Paper money comes close to meeting all the properties of good money. They are divisible and portable. Paper notes today can be made from polymer which makes them relatively durable. They can be produced in limited quantities although history tells us that every form of paper money has failed due to over issuance by man. The main quality that paper money does not have is that it is not a good store of value.
The good that is used as money should be useful in its own right. It should be a marketable commodity. The intrinsic value paper money has is essentially the value of the material – paper. This is why paper money is never just a blank sheet of paper. It is accompanied by words, fancy printed designs and laws to increase its value and give people greater confidence to accept them.
As history has shown, people have always gravitated towards accepting gold and silver as the best form of money. This is because precious metals fulfil all the properties of money very well. They were chosen not by the decree of any government nor were people forced to accept them as money. Rather people embraced precious metals as money because they gave people the most confidence to use them as a store of wealth. The ability for money to be a store of wealth is important as it allows people to postpone their purchasing power into the future.
Unlike paper money, precious metals have tremendous intrinsic value because they are scarce and require productive energy to mine them from the earth. They cannot be printed at the whim and fancy of central banks. Gold and silver hold their value very well over time. This is why they are used as money for thousands of years. Paper currencies have always been in the subservient role of a convenient claim-check to gold and silver money. Having little value in and of itself, paper currencies only point to the real money in the bank. If currencies were presented at the bank, money could be redeemed.
Paper has usurped money
Thomas Jefferson said in 1784 in a debate over money issue, “If we determine that a dollar shall be our unit, we must then say with precision what a dollar is.” In 1792, the dollar was defined as 3714/16 grains (24.1g) of fine silver.
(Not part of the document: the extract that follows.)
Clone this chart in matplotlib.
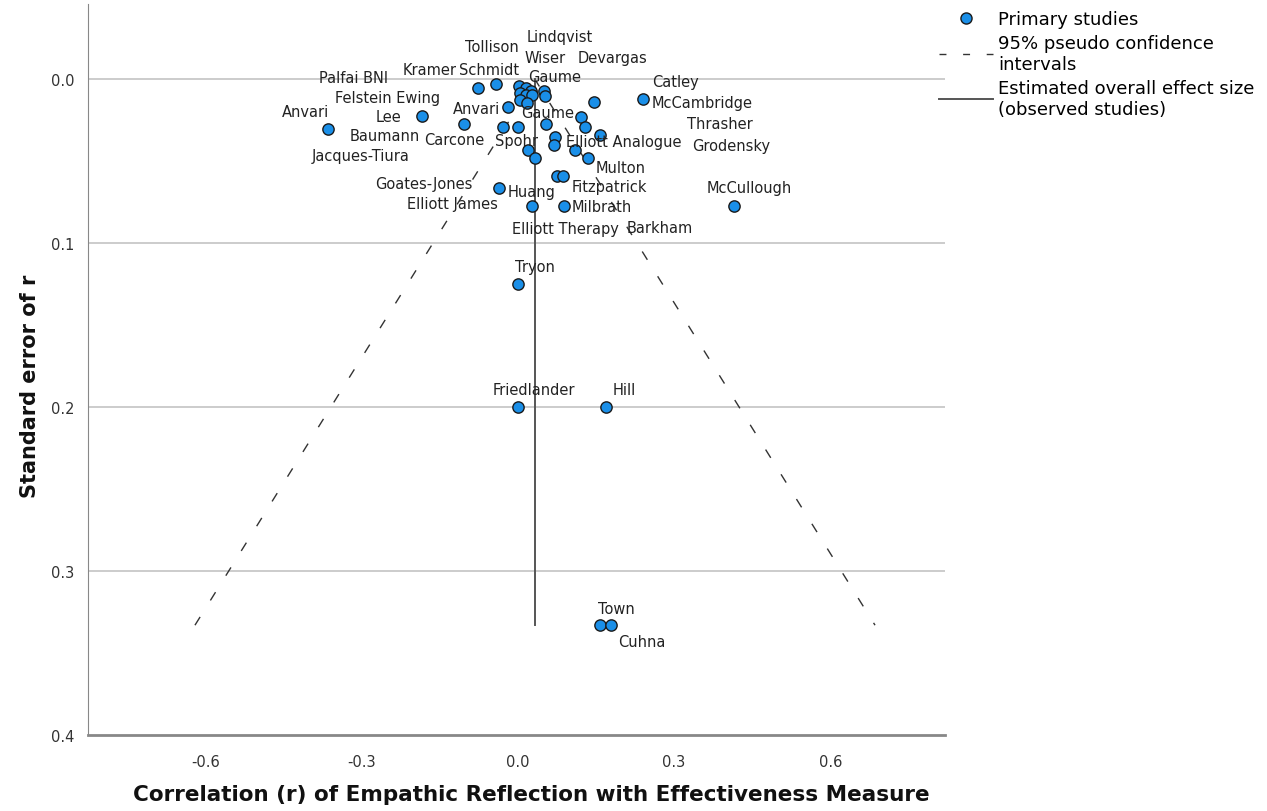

Unfortunately as of 1971, the dollar along with all paper currencies have stopped pointing to real money. What a ‘dollar’ is since then, no one knows. Subservient currencies have usurped real money.
Without its anchor to a stable gold or silver money supply, currency supplies today have been printed to astronomical levels. Even though mainstream economists still tell us that the global financial environment is in deflation, the man on the street has seen year after year of price inflation in goods and services. The currency we hold buys less – our purchasing power continues to be eroded.
Although we live in an age with greater understanding of technology and science, we have forgotten the history of money. We have forgotten the nature of money.